When you think about what is taking place, what is the crux of the problem? That DATA is being locked up. The very thing that people, users, organizations, and nations need to do their job is being targeted. It’s not the people, it’s not the technology, it’s not the systems, or the endpoints, or the networks that is the end game in this “hack”; it’s the data. If the bad guys can get to the data, be it a file or a database, or whatever else the data is, that is where the threat is headed. So, if we turn this threat on its head and go about defending what matters, the DATA, we have a chance to stop these (and in truth most) threats. And the beauty of this approach is that data is defensible, we can encrypt it, manage access to it, segment it, protect it, and use it as our Alamo.
Data is the perimeter for any network, let it be written. It is defendable, it can be clearly delineated (with some work mind you) and it can be used as a defense mechanism. If you protect your data with everything you can then the bad guys lose and you win, as they have no prize to even really fight for. They will learn that your network and it's golden goose (the data within) are too hard of a target, and they will go somewhere else.

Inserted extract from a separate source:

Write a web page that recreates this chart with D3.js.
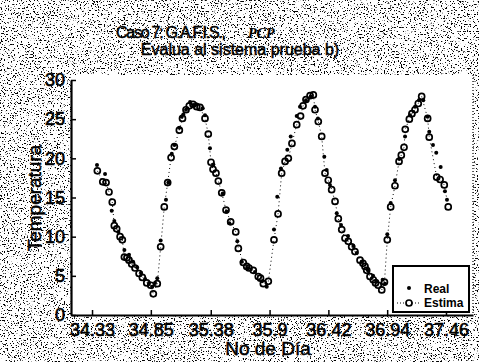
<!DOCTYPE html>
<html>
<head>
<meta charset="utf-8">
<script src="https://cdn.jsdelivr.net/npm/d3@7"></script>
<style>
  html, body { margin: 0; padding: 0; background: #fff; }
  svg { display: block; }
  .tick text { font-family: "Liberation Sans", Arial, sans-serif; }
</style>
</head>
<body>
<script>
// Measured temperature ("Real") over the day number
const realDay = [34.374, 34.445, 34.504, 34.527, 34.563, 34.616, 34.657, 34.693, 34.728, 34.763,
  34.799, 34.834, 34.861, 34.887, 34.907, 34.937, 34.984, 35.005, 35.035, 35.058,
  35.102, 35.123, 35.137, 35.161, 35.197, 35.226, 35.250, 35.309, 35.329, 35.373,
  35.403, 35.486, 35.521, 35.544, 35.615, 35.654, 35.709, 35.771, 35.833, 35.875,
  35.939, 35.968, 36.001, 36.057, 36.087, 36.140, 36.169, 36.222, 36.264, 36.302,
  36.328, 36.384, 36.405, 36.434, 36.494, 36.532, 36.594, 36.641, 36.671, 36.717,
  36.770, 36.815, 36.850, 36.900, 36.921, 36.941, 36.971, 37.009, 37.047, 37.098,
  37.142, 37.186, 37.221, 37.259, 37.298, 37.312, 37.345, 37.374, 37.413, 37.451, 37.469];
const realTemp = [19.15, 18.0, 13.3, 12.0, 10.6, 8.3, 7.7, 6.8, 6.1, 5.4,
  4.6, 4.1, 3.6, 4.1, 4.7, 9.5, 14.7, 16.9, 20.6, 21.7,
  23.9, 25.3, 25.6, 26.2, 27.2, 26.8, 26.9, 26.4, 25.5, 21.3,
  19.2, 15.5, 13.2, 11.7, 9.4, 6.8, 6.0, 5.5, 4.3, 3.6,
  10.9, 15.1, 18.7, 21.1, 22.8, 25.4, 26.6, 27.4, 27.9, 26.6,
  25.1, 20.2, 18.5, 16.6, 13.0, 11.5, 10.1, 8.8, 7.9, 6.8,
  5.7, 5.0, 4.3, 4.5, 4.0, 10.3, 14.3, 17.2, 19.9, 22.8,
  25.5, 26.6, 27.4, 27.4, 25.3, 23.4, 21.7, 20.7, 18.9, 15.8, 14.7];

// Model output ("Estima") over the day number
const estDay = [34.377, 34.425, 34.454, 34.480, 34.509, 34.527, 34.548, 34.578, 34.598, 34.616,
  34.639, 34.657, 34.681, 34.710, 34.746, 34.775, 34.814, 34.849, 34.872, 34.907,
  34.937, 34.969, 34.999, 35.029, 35.058, 35.102, 35.130, 35.161, 35.190, 35.223,
  35.256, 35.285, 35.329, 35.358, 35.382, 35.400, 35.426, 35.447, 35.477, 35.515,
  35.556, 35.601, 35.624, 35.668, 35.698, 35.718, 35.756, 35.800, 35.820, 35.845,
  35.889, 35.939, 35.975, 36.007, 36.037, 36.066, 36.098, 36.140, 36.174, 36.196,
  36.222, 36.258, 36.287, 36.302, 36.331, 36.361, 36.390, 36.419, 36.449, 36.479,
  36.508, 36.538, 36.567, 36.596, 36.626, 36.655, 36.700, 36.726, 36.744, 36.759,
  36.788, 36.817, 36.837, 36.861, 36.892, 36.916, 36.941, 36.971, 37.009, 37.045,
  37.065, 37.089, 37.100, 37.136, 37.159, 37.186, 37.215, 37.245, 37.298, 37.312,
  37.378, 37.408, 37.445, 37.480];
const estTemp = [18.4, 17.0, 16.9, 15.7, 14.4, 11.4, 11.0, 10.0, 9.6, 7.4,
  7.3, 7.0, 6.5, 6.0, 5.3, 4.8, 4.1, 3.8, 2.7, 4.0,
  8.7, 13.8, 16.9, 20.1, 21.5, 23.6, 25.1, 26.2, 26.7, 26.9,
  26.6, 26.5, 25.1, 23.1, 19.5, 18.6, 18.1, 17.1, 15.6, 13.4,
  11.9, 10.6, 8.5, 6.7, 6.2, 6.0, 5.7, 4.9, 4.7, 4.0,
  4.3, 9.6, 12.9, 18.1, 19.6, 20.0, 21.9, 24.3, 25.4, 26.7,
  27.5, 28.0, 28.1, 26.2, 24.7, 22.8, 18.1, 17.2, 16.0, 14.5,
  12.3, 10.9, 9.8, 9.4, 8.7, 8.1, 7.0, 6.6, 6.2, 5.7,
  4.9, 4.5, 4.1, 3.8, 3.2, 4.2, 9.6, 13.8, 16.5, 19.6,
  20.4, 21.4, 23.7, 25.0, 25.7, 26.2, 27.0, 27.9, 25.1, 22.7,
  17.6, 17.3, 16.6, 13.8];

const xTickValues = [34.33, 34.85, 35.38, 35.9, 36.42, 36.94, 37.46];
const yTickValues = [0, 5, 10, 15, 20, 25, 30];

const W = 479, H = 362;
const plot = { left: 71, right: 473, top: 80, bottom: 315 };
const SANS = "Liberation Sans, Arial, sans-serif";

const svg = d3.select("body").append("svg")
  .attr("width", W).attr("height", H)
  .attr("viewBox", `0 0 ${W} ${H}`);

// speckled paper texture around the axes (heavier along the top band)
const defs = svg.append("defs");
function grainFilter(id, offset) {
  const f = defs.append("filter").attr("id", id)
    .attr("filterUnits", "userSpaceOnUse")
    .attr("x", 0).attr("y", 0).attr("width", W).attr("height", H)
    .attr("color-interpolation-filters", "sRGB");
  f.append("feTurbulence").attr("type", "fractalNoise")
    .attr("baseFrequency", 0.7).attr("numOctaves", 2).attr("seed", 7);
  f.append("feColorMatrix").attr("type", "matrix")
    .attr("values", `0 0 0 0 0  0 0 0 0 0  0 0 0 0 0  -14 0 0 0 ${offset}`);
}
grainFilter("grainTop", 5.6);
grainFilter("grainRest", 5.25);

svg.append("rect").attr("width", W).attr("height", H).attr("fill", "#fff");
svg.append("rect").attr("width", W).attr("height", 75)
  .attr("fill", "#2a2a2a").attr("filter", "url(#grainTop)");
svg.append("rect").attr("y", 75).attr("width", W).attr("height", H - 75)
  .attr("fill", "#2a2a2a").attr("filter", "url(#grainRest)");

// white axes area
svg.append("rect")
  .attr("x", plot.left).attr("y", plot.top - 5)
  .attr("width", plot.right - plot.left).attr("height", plot.bottom - plot.top + 5)
  .attr("fill", "#fff");

svg.append("line")
  .attr("x1", plot.right).attr("x2", plot.right)
  .attr("y1", plot.top - 5).attr("y2", plot.bottom)
  .attr("stroke", "#333").attr("stroke-width", 1.5).attr("stroke-dasharray", "1 2");

const x = d3.scaleLinear().domain([34.144, 37.699]).range([plot.left, plot.right]);
const y = d3.scaleLinear().domain([0, 30]).range([plot.bottom, plot.top]);

const xAxis = svg.append("g")
  .attr("transform", `translate(0,${plot.bottom})`)
  .call(d3.axisBottom(x).tickValues(xTickValues).tickFormat(d => String(d))
    .tickSizeInner(-5).tickSizeOuter(0).tickPadding(8));
const yAxis = svg.append("g")
  .attr("transform", `translate(${plot.left},0)`)
  .call(d3.axisLeft(y).tickValues(yTickValues).tickFormat(d => String(d))
    .tickSizeInner(-5).tickSizeOuter(0).tickPadding(6));

[xAxis, yAxis].forEach(g => {
  g.select(".domain").attr("stroke", "#000").attr("stroke-width", 2.2);
  g.selectAll(".tick line").attr("stroke", "#000").attr("stroke-width", 1.5);
  g.selectAll(".tick text").attr("fill", "#000").attr("font-size", 18)
    .attr("stroke", "#000").attr("stroke-width", 0.6);
});

// dotted line joining the model estimates
const estPts = estDay.map((d, i) => [d, estTemp[i]]);
const realPts = realDay.map((d, i) => [d, realTemp[i]]);

svg.append("path")
  .datum(estPts)
  .attr("fill", "none").attr("stroke", "#000").attr("stroke-width", 1)
  .attr("stroke-dasharray", "1 3")
  .attr("d", d3.line().x(d => x(d[0])).y(d => y(d[1])));

svg.append("g").selectAll("circle").data(estPts).join("circle")
  .attr("cx", d => x(d[0])).attr("cy", d => y(d[1])).attr("r", 3)
  .attr("fill", "none").attr("stroke", "#000").attr("stroke-width", 1.7);

svg.append("g").selectAll("circle").data(realPts).join("circle")
  .attr("cx", d => x(d[0])).attr("cy", d => y(d[1])).attr("r", 2)
  .attr("fill", "#000");

// legend
const lg = svg.append("g").attr("transform", "translate(393,266)");
lg.append("rect").attr("width", 76).attr("height", 46)
  .attr("fill", "#fff").attr("stroke", "#000").attr("stroke-width", 2);
lg.append("circle").attr("cx", 16).attr("cy", 22).attr("r", 2).attr("fill", "#000");
lg.append("text").attr("x", 31).attr("y", 27).text("Real")
  .attr("font-family", SANS).attr("font-size", 12).attr("font-weight", "bold");
lg.append("line").attr("x1", 4).attr("x2", 27).attr("y1", 37).attr("y2", 37)
  .attr("stroke", "#000").attr("stroke-width", 1).attr("stroke-dasharray", "1 2");
lg.append("circle").attr("cx", 16).attr("cy", 37).attr("r", 3)
  .attr("fill", "#fff").attr("stroke", "#000").attr("stroke-width", 1.7);
lg.append("text").attr("x", 31).attr("y", 41).text("Estima")
  .attr("font-family", SANS).attr("font-size", 12).attr("font-weight", "bold");

// titles and axis labels
const t1 = svg.append("text").attr("y", 38)
  .attr("font-family", SANS).attr("font-size", 16)
  .attr("stroke", "#000").attr("stroke-width", 0.5);
t1.append("tspan").attr("x", 116)
  .attr("textLength", 110).attr("lengthAdjust", "spacing")
  .text("Caso 7: G.A.F.I.S.,");
t1.append("tspan").attr("x", 248)
  .attr("font-family", "Liberation Serif, Times New Roman, serif")
  .attr("font-style", "italic").attr("font-weight", "bold").attr("font-size", 14)
  .attr("stroke-width", 0.2)
  .text("PCP");

svg.append("text").attr("x", 240).attr("y", 55).attr("text-anchor", "middle")
  .attr("font-family", SANS).attr("font-size", 16)
  .attr("stroke", "#000").attr("stroke-width", 0.5)
  .text("Evalua al sistema prueba b)");

svg.append("text")
  .attr("transform", "translate(41,198) rotate(-90)")
  .attr("text-anchor", "middle")
  .attr("font-family", SANS).attr("font-size", 19)
  .attr("stroke", "#000").attr("stroke-width", 0.5)
  .text("Temperatura");

svg.append("text").attr("x", 268).attr("y", 355).attr("text-anchor", "middle")
  .attr("font-family", SANS).attr("font-size", 19)
  .attr("stroke", "#000").attr("stroke-width", 0.5)
  .text("No de Día");
</script>
</body>
</html>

It’s not worth a bad guy’s time to hack away at a target when they have no way to win and no end game to play.
I’ll get off my soapbox now, but I must admit that I am slightly happy to see all the shenanigans that are taking place. It’s gratifying to know that all the moaning and griping, while ignored, was justified. Now maybe we can work to actually stop this type of attack.
Data is the perimeter. Defend it that way.